An elderly Colorado woman is suing a Denver police detective who ordered a SWAT raid on her house after it was falsely pinged by Apple’s “Find my” app as the location of several stolen items — including six firearms and an old iPhone — according to a lawsuit filed Wednesday.
The suit, filed in Denver District Court by lawyers with the American Civil Liberties Union of Colorado, alleges that Denver Police Department Detective Gary Staab illegally issued a warrant for the raid of the home of 77-year-old Ruby Johnson on Jan. 4, based on what the complaint characterizes as a “hastily prepared, bare-bones, misleading affidavit.”
The complaint specifies Johnson is suing Staab “in his individual capacity.” Johnson is seeking a jury trial and unspecified damages, according to the filing.
Staab could not immediately be reached.
The complaint contends that Staab’s affidavit violated Johnson’s right, afforded by the state constitution, to “be free of unreasonable searches and seizures.” The affidavit allegedly “lacked probable cause that evidence of crime could be found” at Johnson’s home, since it was based on an unverified and vague ping by Apple’s “Find My” app, which is used to track Apple devices.
Staab issued the search warrant the day after a white truck with a Texas license plate was allegedly stolen from the parking garage of a Denver Hyatt hotel, according to the truck’s owner, who was staying at the hotel. The owner told police that the truck contained six firearms — including a tactical military-style rifle — two drones, $4,000 cash and an old iPhone 11.
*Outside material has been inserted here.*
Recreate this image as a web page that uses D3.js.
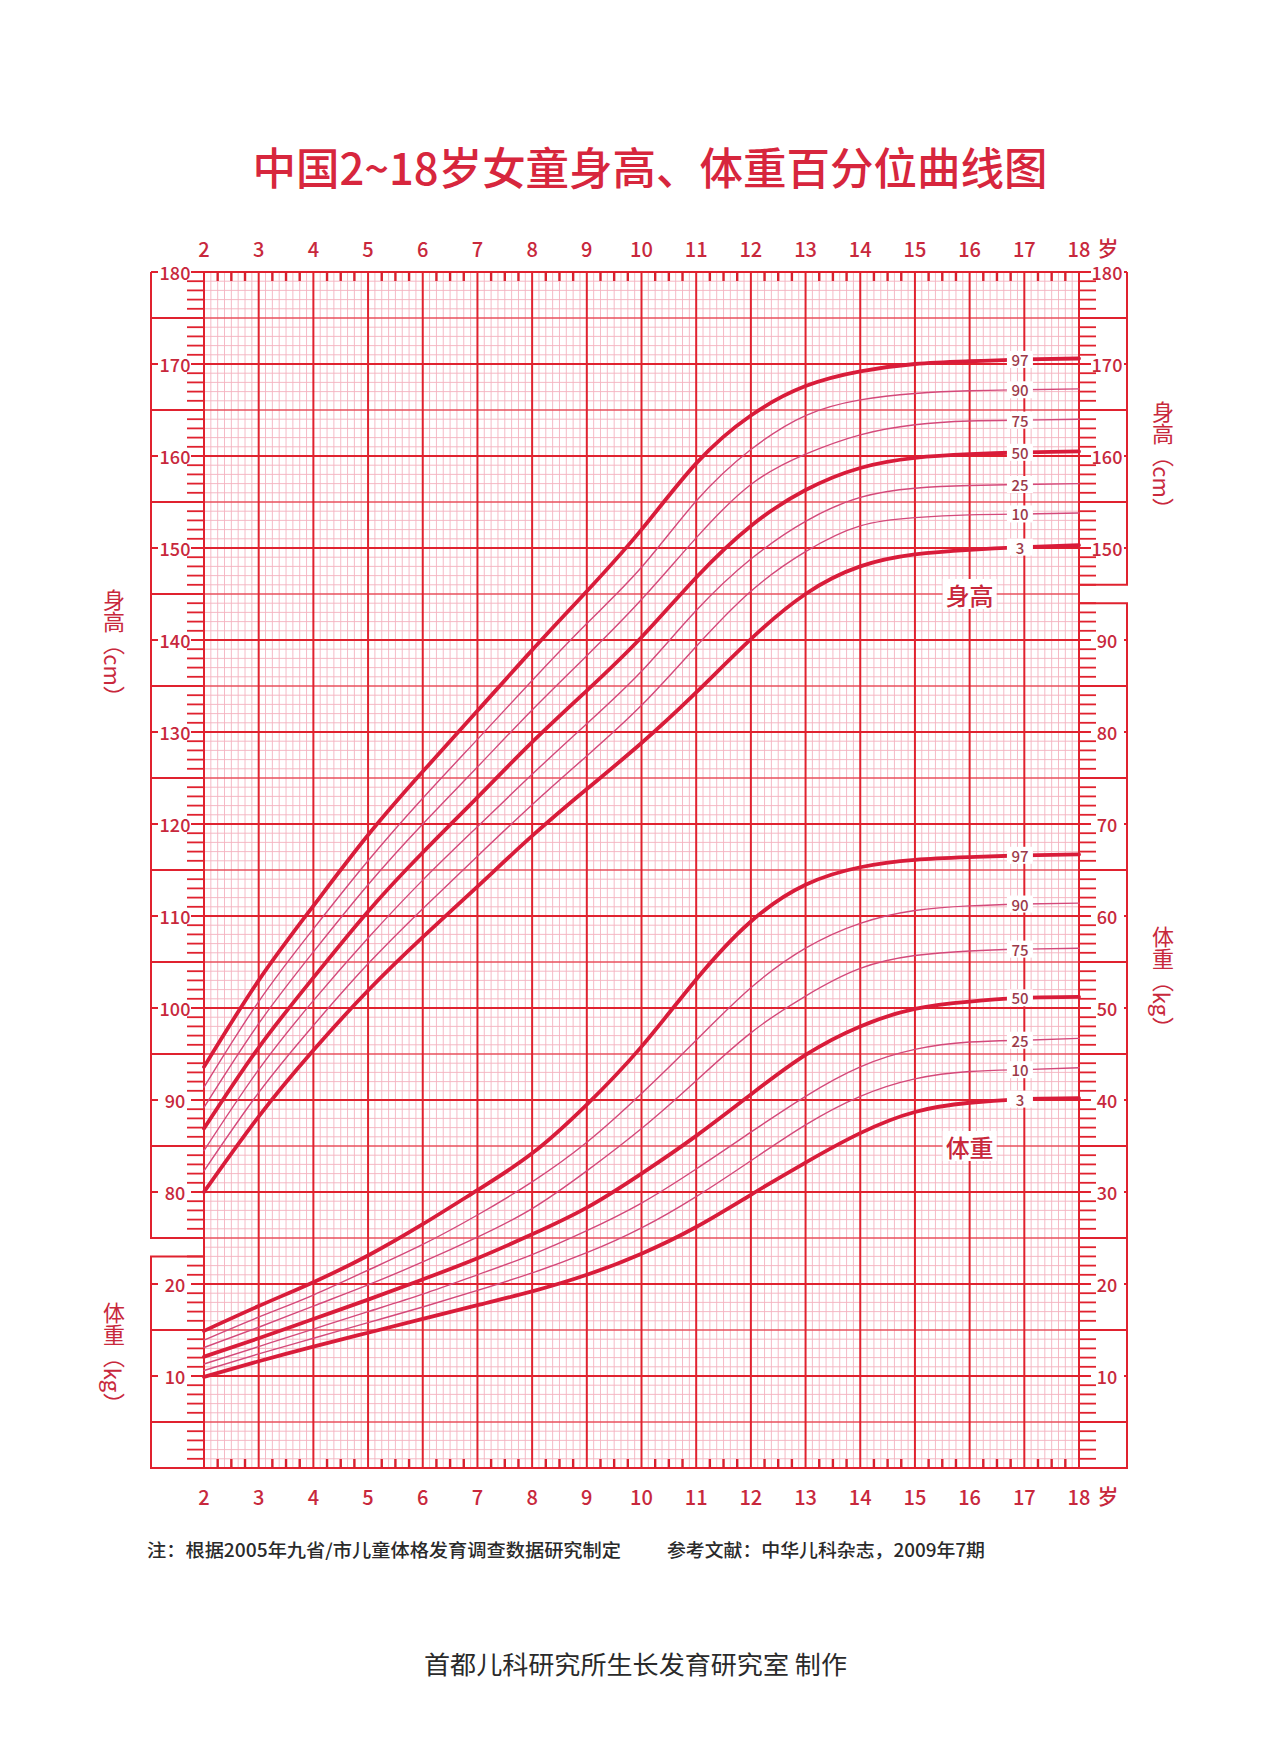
<!DOCTYPE html>
<html><head>
<meta charset="utf-8">
<title>中国2~18岁女童身高、体重百分位曲线图</title>
<script src="https://d3js.org/d3.v7.min.js"></script>
<style>
  body { margin: 0; background: #fff; }
  svg text { font-family: "Noto Sans CJK SC", "Noto Sans", sans-serif; }
  .num { font-size: 18px; fill: #c8283c; font-weight: 500; }
  .yr { font-size: 20px; fill: #c8283c; font-weight: 500; }
  .side { font-size: 22px; fill: #c8283c; writing-mode: vertical-rl; text-orientation: mixed; }
  .plab { font-size: 15px; fill: #9c3a4a; font-weight: 500; }
  .note { font-size: 18px; fill: #2a2a2a; font-weight: 500; }
</style>
</head>
<body>
<script>
// ages (years) and percentile names
var ages = [2, 3, 4, 5, 6, 7, 8, 9, 10, 11, 12, 13, 14, 15, 16, 17, 18];
var pctNames = ["3", "10", "25", "50", "75", "90", "97"];

// height (cm), one array per percentile
var heightP3  = [80.0, 88.2, 95.4, 101.9, 107.7, 113.2, 118.7, 123.8, 128.8, 134.3, 140.1, 145.0, 148.0, 149.3, 149.8, 150.1, 150.3];
var heightP10 = [82.3, 90.8, 98.1, 104.8, 110.8, 116.5, 122.1, 127.4, 132.9, 139.3, 145.3, 149.6, 152.4, 153.3, 153.6, 153.7, 153.8];
var heightP25 = [84.5, 93.3, 100.8, 107.6, 113.9, 119.7, 125.4, 130.9, 136.6, 143.2, 148.8, 152.9, 155.5, 156.5, 156.8, 156.9, 157.0];
var heightP50 = [86.9, 95.7, 103.3, 110.5, 116.9, 122.9, 128.9, 134.5, 140.3, 146.8, 152.4, 156.3, 158.7, 159.8, 160.2, 160.4, 160.5];
var heightP75 = [89.2, 98.3, 106.1, 113.4, 120.0, 126.2, 132.4, 138.3, 144.4, 151.1, 156.9, 160.2, 162.3, 163.4, 163.8, 163.9, 164.0];
var heightP90 = [91.4, 100.7, 108.6, 116.0, 122.8, 129.2, 135.6, 141.8, 147.9, 155.1, 160.7, 164.4, 166.1, 166.8, 167.1, 167.2, 167.3];
var heightP97 = [93.6, 103.0, 111.1, 118.8, 125.7, 132.3, 138.9, 145.3, 152.0, 159.2, 164.4, 167.6, 169.2, 170.0, 170.3, 170.5, 170.6];

// weight (kg)
var weightP3  = [9.9, 11.6, 13.2, 14.7, 16.2, 17.7, 19.2, 21.0, 23.3, 26.2, 29.7, 33.2, 36.4, 38.7, 39.7, 40.1, 40.2];
var weightP10 = [10.6, 12.4, 14.1, 15.8, 17.5, 19.3, 21.2, 23.4, 26.1, 29.5, 33.4, 37.3, 40.4, 42.3, 43.1, 43.3, 43.5];
var weightP25 = [11.3, 13.2, 15.1, 17.0, 18.9, 21.0, 23.2, 25.8, 28.8, 32.5, 36.5, 40.4, 43.6, 45.5, 46.3, 46.5, 46.7];
var weightP50 = [12.1, 14.1, 16.2, 18.3, 20.5, 22.8, 25.4, 28.3, 32.0, 36.1, 40.6, 44.9, 48.0, 49.9, 50.7, 51.1, 51.2];
var weightP75 = [13.1, 15.3, 17.6, 19.9, 22.4, 25.1, 28.2, 32.3, 36.9, 42.1, 47.3, 51.3, 54.3, 55.7, 56.2, 56.4, 56.5];
var weightP90 = [13.9, 16.4, 18.8, 21.5, 24.3, 27.5, 31.1, 35.4, 40.7, 46.5, 52.2, 56.5, 59.2, 60.6, 61.1, 61.3, 61.4];
var weightP97 = [14.9, 17.6, 20.2, 23.1, 26.5, 30.2, 34.2, 39.5, 45.8, 53.1, 59.4, 63.4, 65.3, 66.1, 66.4, 66.6, 66.7];

var heightSeries = [heightP3, heightP10, heightP25, heightP50, heightP75, heightP90, heightP97];
var weightSeries = [weightP3, weightP10, weightP25, weightP50, weightP75, weightP90, weightP97];

// axis labels
var heightLeftLabels = [80, 90, 100, 110, 120, 130, 140, 150, 160, 170, 180];
var heightRightLabels = [150, 160, 170, 180];
var weightLeftLabels = [10, 20];
var weightRightLabels = [10, 20, 30, 40, 50, 60, 70, 80, 90];

var W = 1279, H = 1758;
var X0 = 204, X1 = 1079, YT = 272, YB = 1468;
var LB = 151, RB = 1127;
var RED = "#e0222f", RED2 = "#e8505c", PINK = "#f4b2c0";

var svg = d3.select("body").append("svg")
    .attr("width", W).attr("height", H)
    .style("background", "#fff");

var x = d3.scaleLinear().domain([2, 18]).range([X0, X1]);
var yH = d3.scaleLinear().domain([50, 180]).range([YB, YT]);
var yW = d3.scaleLinear().domain([0, 130]).range([YB, YT]);

// title
svg.append("text")
    .attr("x", 650).attr("y", 166)
    .attr("text-anchor", "middle").attr("dominant-baseline", "central")
    .attr("textLength", 795).attr("lengthAdjust", "spacingAndGlyphs")
    .style("font-size", "44px").style("fill", "#d7263d").style("font-weight", 500)
    .text("中国2~18岁女童身高、体重百分位曲线图");

// ---- grid ----
var grid = svg.append("g");
var vals = d3.range(50, 181);
var vsteps = d3.range(0, 16 * 8 + 1);

function hline(g, v, col, w) {
    g.append("line").attr("x1", X0).attr("x2", X1)
        .attr("y1", yH(v)).attr("y2", yH(v))
        .attr("stroke", col).attr("stroke-width", w);
}
function vline(g, a, col, w) {
    g.append("line").attr("x1", x(a)).attr("x2", x(a))
        .attr("y1", YT).attr("y2", YB)
        .attr("stroke", col).attr("stroke-width", w);
}
// minor
vals.filter(function(v) { return v % 5 != 0; }).forEach(function(v) { hline(grid, v, PINK, 0.9); });
vsteps.filter(function(k) { return k % 8 != 0; }).forEach(function(k) { vline(grid, 2 + k / 8, PINK, 0.9); });
// 5s
vals.filter(function(v) { return v % 5 == 0 && v % 10 != 0; }).forEach(function(v) { hline(grid, v, RED2, 1.3); });
// majors
vals.filter(function(v) { return v % 10 == 0; }).forEach(function(v) { hline(grid, v, RED, 2); });
ages.forEach(function(a) { vline(grid, a, RED, 2); });

// quarter ticks top & bottom
vsteps.filter(function(k) { return k % 2 == 0 && k % 8 != 0; }).forEach(function(k) {
    var a = 2 + k / 8;
    grid.append("line").attr("x1", x(a)).attr("x2", x(a)).attr("y1", YT).attr("y2", YT + 9)
        .attr("stroke", "#d8202e").attr("stroke-width", 2.4);
    grid.append("line").attr("x1", x(a)).attr("x2", x(a)).attr("y1", YB).attr("y2", YB - 9)
        .attr("stroke", "#d8202e").attr("stroke-width", 2.4);
});

// ---- side boxes ----
var side = svg.append("g").attr("stroke", RED).attr("stroke-width", 2).attr("fill", "none");
function box(inner, outer, y1, y2, top) {
    // top edge only when no label sits on it
    var d = top ? "M" + inner + "," + y1 + "H" + outer : "M" + outer + "," + y1;
    d += "V" + y2 + "H" + inner;
    side.append("path").attr("d", d);
}
box(X0, LB, yH(180), yH(75), false);
box(X0, LB, yW(23), yW(0), true);
box(X1, RB, yH(180), yH(146), false);
box(X1, RB, yW(94), yW(0), true);

function sideScale(scale, lo, hi, labels, isLeft) {
    var edge = isLeft ? X0 : X1, outer = isLeft ? LB : RB, dir = isLeft ? -1 : 1;
    var cx = isLeft ? 175 : 1107;
    d3.range(lo, hi + 1).forEach(function(v) {
        var y = scale(v);
        if (labels.indexOf(v) >= 0) {
            side.append("line").attr("x1", edge).attr("x2", cx - dir * 16)
                .attr("y1", y).attr("y2", y);
            side.append("line").attr("x1", outer).attr("x2", cx + dir * 17)
                .attr("y1", y).attr("y2", y);
            svg.append("text").attr("class", "num")
                .attr("x", cx).attr("y", y)
                .attr("text-anchor", "middle").attr("dominant-baseline", "central")
                .text(v);
        } else if (v % 5 == 0) {
            side.append("line").attr("x1", edge).attr("x2", outer).attr("y1", y).attr("y2", y);
        } else {
            side.append("line").attr("x1", edge).attr("x2", edge + dir * 17)
                .attr("y1", y).attr("y2", y).attr("stroke-width", 1.8);
        }
    });
}
sideScale(yH, 75, 180, heightLeftLabels, true);
sideScale(yW, 0, 23, weightLeftLabels, true);
sideScale(yH, 146, 180, heightRightLabels, false);
sideScale(yW, 0, 94, weightRightLabels, false);

// year labels
[[248, "top"], [1496, "bottom"]].forEach(function(p) {
    svg.append("g").selectAll("text").data(ages).join("text")
        .attr("class", "yr")
        .attr("x", function(d) { return x(d); }).attr("y", p[0])
        .attr("text-anchor", "middle").attr("dominant-baseline", "central")
        .text(function(d) { return d; });
    svg.append("text").attr("class", "yr").style("font-size", "21px")
        .attr("x", x(18) + 29).attr("y", p[0] - 1)
        .attr("text-anchor", "middle").attr("dominant-baseline", "central")
        .text("岁");
});

// side titles (vertical)
[[114, 648, "身高（cm）"], [114, 1358, "体重（kg）"], [1163, 460, "身高（cm）"], [1163, 982, "体重（kg）"]]
    .forEach(function(t) {
        svg.append("text").attr("class", "side")
            .attr("x", t[0]).attr("y", t[1])
            .attr("text-anchor", "middle")
            .text(t[2]);
    });

// ---- curves ----
var line = d3.line().curve(d3.curveNatural);
function drawCurves(series, scale) {
    var g = svg.append("g").attr("fill", "none");
    series.forEach(function(vs, i) {
        var thick = (i == 0 || i == 3 || i == 6);
        g.append("path")
            .attr("d", line(ages.map(function(a, j) { return [x(a), scale(vs[j])]; })))
            .attr("stroke", thick ? "#d91c3a" : "#d4497a")
            .attr("stroke-width", thick ? 3.8 : 1.4)
            .attr("stroke-linecap", "round");
    });
    var lx = x(16.92);
    series.forEach(function(vs, i) {
        var y = scale(vs[15]);
        svg.append("rect").attr("x", lx - 13).attr("y", y - 8.5)
            .attr("width", 26).attr("height", 17).attr("fill", "#fff");
        svg.append("text").attr("class", "plab")
            .attr("x", lx).attr("y", y)
            .attr("text-anchor", "middle").attr("dominant-baseline", "central")
            .text(pctNames[i]);
    });
}
drawCurves(heightSeries, yH);
drawCurves(weightSeries, yW);

// in-chart names
[[yH(145), "身高"], [yW(35), "体重"]].forEach(function(t) {
    svg.append("rect").attr("x", x(16) - 27).attr("y", t[0] - 15)
        .attr("width", 54).attr("height", 30).attr("fill", "#fff");
    svg.append("text").attr("x", x(16)).attr("y", t[0])
        .attr("text-anchor", "middle").attr("dominant-baseline", "central")
        .style("font-size", "24px").style("fill", "#c8283c").style("font-weight", 500)
        .text(t[1]);
});

// notes & footer
svg.append("text").attr("class", "note")
    .attr("x", 147).attr("y", 1549).attr("dominant-baseline", "central")
    .attr("textLength", 474).attr("lengthAdjust", "spacingAndGlyphs")
    .text("注：根据2005年九省/市儿童体格发育调查数据研究制定");
svg.append("text").attr("class", "note")
    .attr("x", 667).attr("y", 1549).attr("dominant-baseline", "central")
    .attr("textLength", 318).attr("lengthAdjust", "spacingAndGlyphs")
    .text("参考文献：中华儿科杂志，2009年7期");
svg.append("text")
    .attr("x", 424).attr("y", 1663).attr("dominant-baseline", "central")
    .attr("textLength", 423).attr("lengthAdjust", "spacingAndGlyphs")
    .style("font-size", "25px").style("fill", "#2a2a2a")
    .text("首都儿科研究所生长发育研究室 制作");
</script>
</body></html>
The next morning, according to the complaint, Staab interviewed the owner of the truck by phone, who said he had used the “Find My” app to search for his stolen belongings and that it had twice pinged Johnson’s address the day before. Staab then used that claim as the basis for the raid, according to a copy of the affidavit obtained by NBC affiliate KUSA of Denver.
The complaint alleges there were two main problems with that: first, Staab allegedly failed to attempt to independently corroborate the alleged location of the stolen items before carrying out the raid; and secondly, the “Find My” app is used to determine approximate locations and “is not intended as a law enforcement tool,” according to the complaint.
The area that was highlighted on the app as the possible location of the phone, for example, spanned at least six properties and four blocks, according to an image on the complaint that was also featured on the affidavit obtained by KUSA.
“Defendant Staab presented his false characterization of the screenshot’s meaning as an objective fact and omitted the particular facts and circumstances that contradicted it,” the complaint states.
‘The house was left in disarray’
Johnson — who the filing describes as a “United States Postal Service worker and grandmother who lives alone in Denver’s Montbello neighborhood” — was “frightened and confused” when the SWAT team arrived in military gear, with tactical rifles and a police trained German Shepherd dog, and used a bullhorn to demand that anyone inside the home come out.
According to the filing, officers damaged Johnson’s home as they kept her sitting in a police car, even after she told them there was nothing stolen in the house. The complaint alleges they used a battering ram to “destroy’ the back garage door and door frame — even after Johnson gave them instructions about how to open the garage door.
Officers also “broke the head off one of Ms. Johnson’s prized collectable doll figurines that Ms. Johnson had cherished for nearly three decades as a gift from her youngest son,” the complaint states, adding that police also rifled through her belongings.
“The house was left in disarray,” even though the raid turned up none of the items police were looking for and no evidence of any connection to the crime, according to the complaint.
‘Tears start coming down’
The episode caused Johnson “severe physical and emotional distress,” according to the complaint: “Ms. Johnson’s privacy, sense of safety, and peace in her home have been shattered since her house became the scene of a militarized criminal investigation.”
Following the raid, Johnson left her home — first, to spend a week with her daughter, who lives nearby, and then to stay with her son in Texas for several months — because she “could not bear to remain in her house,” according to the complaint. Since she has returned home, she remains afraid to answer the door and is considering moving away, according to the complaint.
“When I start thinking about it, tears start coming down,” Johnson told KUSA.
The filing claims that Staab “acknowledged to Ms. Johnson’s children the harm his DPD officers caused to Ms. Johnson’s well-being, home, and personal property,” but that he told them the police department wouldn’t pay for repairs from the search.
Neither Staab nor the police department apologized for the raid, according to the complaint.
The Denver Police Department did not immediately return a request for comment.